Com a clara consciência gradualista, que o habitava, e com a vontade persistente que o impelia, G. B. Montini, uma vez coroado, depõe a tiara, que chega a vender, para, com o seu produto, ir ao encontro de necessidades reais dos homens.
A partir daí, pode ele impor aos cardeais da Santa Igreja Romana, secularmente designados de “príncipes”, maior simplicidade: no séquito, no hábito e no habitat. A partir daí, para omitir outros factos, gestos e palavras, pode ele traçar o admirável testamento de humildade e pobreza, com a disposição de que os seus “funerais sejam muito simples” e que não deseja nem túmulo especial nem monumento algum, “apenas algumas orações pela minha alma (obras de beneficiência e orações)”. A partir daí, pode ele, nesse mesmo testamento, louvar os irmãos por nunca lhe terem pedido nada, evitando o nepotismo de tão funestas consequências no passado da Igreja, pode ele dispor que todos os seus manuscritos pessoais fossem queimados, pode ele instituir legatária universal dos seus bens a Santa Igreja, pode ele pedir que o seu corpo fosse inumado, verdadeiramente inumado, na terra (…). A partir daí, este homem oriundo da classe média e que não possuia experiência pessoal da miséria e da desnudez mas que, como ser intuitivo e sofredor que era, tinha uma aguda percepção das situações-limite da falta de tudo, tantas vezes presenciadas, na Itália, e, sobretudo, fora de Itália, em vastas regiões do Terceiro e Quarto Mundos, a partir daí, Paulo VI devia ter experimentado o contraste, até à dor, entre certos aspectos “pomposos” da Igreja aspectos que sabia não poder suprimir, e a pobreza de tantos homens, cristãos ou não, que ele não podia ajudar. Possuindo, por outro lado, o sentido da beleza e da grandeza das obras de Deus e do génio e trabalho dos homens, Paulo VI exara ainda, no seu testamento, uma expressão onde ele, decerto, não se encontra todo mas onde se encontra em boa parte: “Fecho os olhos sobre esta terra dolorosa, dramática e magnífica…”.
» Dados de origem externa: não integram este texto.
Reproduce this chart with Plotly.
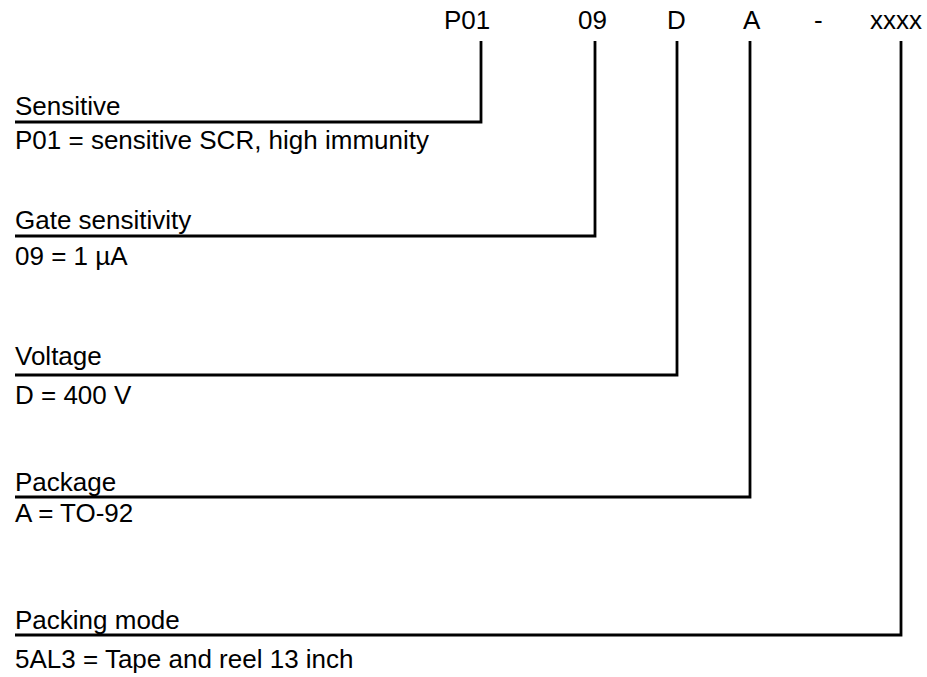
import plotly.graph_objects as go

# ---- content ----
codes = ["P01", "09", "D", "A", "-", "xxxx"]
titles = ["Sensitive", "Gate sensitivity", "Voltage", "Package", "Packing mode"]
descriptions = ["P01 = sensitive SCR, high immunity", "09 = 1 µA", "D = 400 V",
                "A = TO-92", "5AL3 = Tape and reel 13 inch"]

# ---- layout (pixel space) ----
W, H = 927, 677
code_x = [467, 592, 676, 752, 818, 896]
code_y = 20
lead_x = [481, 595, 677, 750, 901]       # vertical leader for each field
line_y = [122, 236, 375, 497, 635]
title_y = [106, 220, 356, 482, 620]
desc_y = [140, 256, 395, 513, 659]
left_x = 15
top_y = 41
FONT = dict(family="Liberation Sans, Arial, sans-serif", size=26, color="black")

fig = go.Figure()
for i in range(len(titles)):
    fig.add_trace(go.Scatter(
        x=[left_x, lead_x[i], lead_x[i]], y=[line_y[i], line_y[i], top_y],
        mode="lines", line=dict(color="black", width=2.8),
        hoverinfo="skip", showlegend=False))

ann = []
for c, x in zip(codes, code_x):
    ann.append(dict(x=x, y=code_y, text=c, showarrow=False, xanchor="center",
                    yanchor="middle", font=FONT))
for t, d, ty, dy in zip(titles, descriptions, title_y, desc_y):
    ann.append(dict(x=left_x, y=ty, text=t, showarrow=False, xanchor="left",
                    yanchor="middle", font=FONT, xshift=-2))
    ann.append(dict(x=left_x, y=dy, text=d, showarrow=False, xanchor="left",
                    yanchor="middle", font=FONT, xshift=-2))

fig.update_layout(
    width=W, height=H, margin=dict(l=0, r=0, t=0, b=0),
    paper_bgcolor="white", plot_bgcolor="white",
    xaxis=dict(range=[0, W], visible=False, fixedrange=True),
    yaxis=dict(range=[H, 0], visible=False, fixedrange=True),
    annotations=ann,
)
fig.write_html("out.html", config={"displayModeBar": False},
               post_script="document.body.style.margin='0';document.body.style.overflow='hidden';")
O homem de grande sensibilidade, de grande fé, de grande cultura e de grande simplicidade aspirativa, que era G.B. Montini, não poderia exprimir-se de outra maneira.
Texto do padre jesuíta Manuel Antunes, escrito em 1978, a quando da morte do Papa Paulo VI. Manuel Antunes (Sertã, 1918 – Lisboa, 1985) é unanimemente considera-do um dos maiores vultos da cultura portuguesa do séc. XX, com obras no domínio da Filosofia, Educação e Política, entre outras áreas do saber (ver página 9).
Giovanni Baptista Montini (Paulo VI) nasceu a 26 de Setembro de 1897 e morreu a 6 de Agosto de 1978 (Papa desde 21 de Junho de 1963). No passado 8 de Dezembro, celebrou-se o 40º aniversário do encerramento do II Concílio do Vaticano, que Paulo VI herdou de João XXIII e levou a bom termo.